Students will be among the various target audiences for Pathways to Progress organizers in the various communities, but Prosser and Colville are two communities that will have specific initiatives aimed at attracting the involvement of high school students.


Prosser High School has created a contest for high school students to produce a poster board for judges detailing their product, the target market, how the product would be manufactured and how they would make money.


And at Colville High School, eleven vocational programs from Colville High School in Stevens County will run a contest for students to develop an entrepreneurial business plan in a particular field.


A fast-growing entrepreneur-focused program that is now headquartered in Kirkland and, under the sponsorship of Google has developed a global reach, is Fast-Pitch Weekend, a 54-hour fast dash to organize a start-up business.


It's not really tied to GEW and is held this coming weekend around the country with groups of developers, business managers, startup enthusiasts, marketing gurus, graphic artists and others pitching ideas for new startup companies, forming teams around those ideas, and seeking to develop a working prototype or presentation by Sunday evening.

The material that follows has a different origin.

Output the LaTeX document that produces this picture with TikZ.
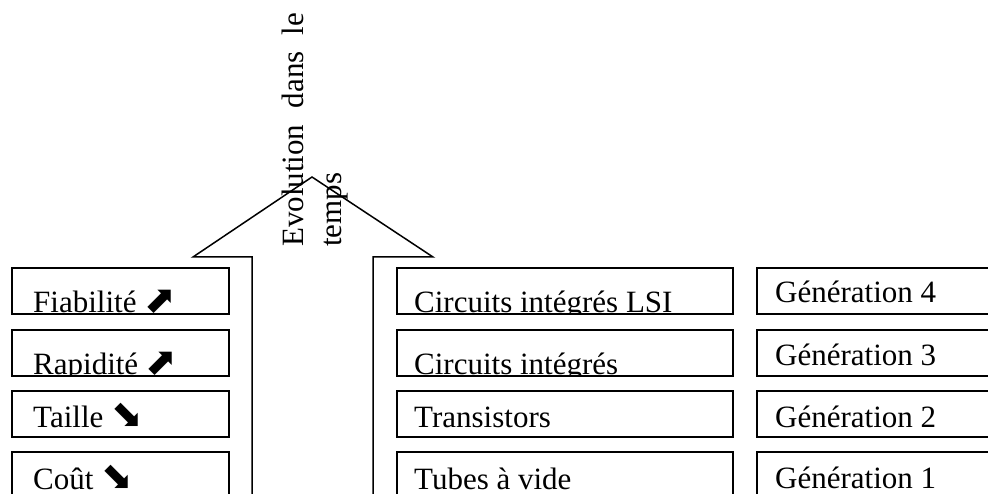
\documentclass[tikz,border=0pt]{standalone}
\usepackage{fontspec}
\setmainfont{Liberation Serif}
\newfontfamily\symfont{DejaVu Sans}
\newcommand\upar{{\symfont\fontsize{38}{40}\selectfont ⬈}}
\newcommand\dnar{{\symfont\fontsize{38}{40}\selectfont ⬊}}
\begin{document}
\begin{tikzpicture}[x=1pt,y=-1pt,
  cell/.style={draw, line width=1.5pt, rectangle, inner sep=0pt, minimum height=46pt},
  lft/.style={cell, minimum width=217pt},
  mid/.style={cell, minimum width=336pt},
  rgt/.style={cell, minimum width=243pt},
  lbl/.style={anchor=base west, inner sep=0pt, font=\fontsize{31}{37}\selectfont},
  up/.style={line width=1.5pt, line join=miter}]
\useasboundingbox (0,0) rectangle (988,494);
\clip (0,0) rectangle (988,494);

% big arrow
\coordinate (s1) at (252,500);
\coordinate (b1) at (252,257);
\coordinate (w1) at (193,257);
\coordinate (tip) at (312,177);
\coordinate (w2) at (433,257);
\coordinate (b2) at (373,257);
\coordinate (s2) at (373,500);
\draw[up] (s1) -- (b1) -- (w1) -- (tip) -- (w2) -- (b2) -- (s2);

\node[lbl, rotate=90] (ev1) at (303,247) {\makebox[234pt][s]{Evolution\hfill dans\hfill le}};
\node[lbl, rotate=90] (ev2) at (341,247) {temps};

% boxes
\node[lft] (l1) at (120.5,291) {};
\node[lft] (l2) at (120.5,353) {};
\node[lft] (l3) at (120.5,414) {};
\node[lft] (l4) at (120.5,475) {};
\node[mid] (m1) at (565,291) {};
\node[mid] (m2) at (565,353) {};
\node[mid] (m3) at (565,414) {};
\node[mid] (m4) at (565,475) {};
\node[rgt] (r1) at (878.5,291) {};
\node[rgt] (r2) at (878.5,353) {};
\node[rgt] (r3) at (878.5,414) {};
\node[rgt] (r4) at (878.5,475) {};

\begin{scope}\clip (l1.south west) rectangle (l1.north east);
\node[lbl] (tl1) at (33,313) {Fiabilité \upar};\end{scope}
\begin{scope}\clip (l2.south west) rectangle (l2.north east);
\node[lbl] (tl2) at (33,374) {Rapidité \upar};\end{scope}
\begin{scope}\clip (l3.south west) rectangle (l3.north east);
\node[lbl] (tl3) at (33,427) {Taille \dnar};\end{scope}
\begin{scope}\clip (l4.south west) rectangle (l4.north east);
\node[lbl] (tl4) at (33,489) {Coût \dnar};\end{scope}

\begin{scope}\clip (m1.south west) rectangle (m1.north east);
\node[lbl] (tm1) at (414,313) {Circuits intégrés LSI};\end{scope}
\begin{scope}\clip (m2.south west) rectangle (m2.north east);
\node[lbl] (tm2) at (414,374) {Circuits intégrés};\end{scope}
\node[lbl] (tm3) at (414,427) {Transistors};
\node[lbl] (tm4) at (414,489) {Tubes à vide};

\node[lbl] (tr1) at (775,303) {Génération 4};
\node[lbl] (tr2) at (775,365) {Génération 3};
\node[lbl] (tr3) at (775,427) {Génération 2};
\node[lbl] (tr4) at (775,488) {Génération 1};
\end{tikzpicture}
\end{document}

The organization estimates that, as of last April, more than 1,000 events had been held, involving more than 100,000 entrepreneurs in more than 400 cities around the world, creating an estimates 8,190 startups.


How important are entrepreneurs to the economy and thus economic development? The Kauffman Foundation says statistics show that entrepreneurs who have only been in business for one year have already created one million jobs this past year alone, adding that "their contribution will be able to replace obsolete business and create new wealth and opportunities to existing and future residents.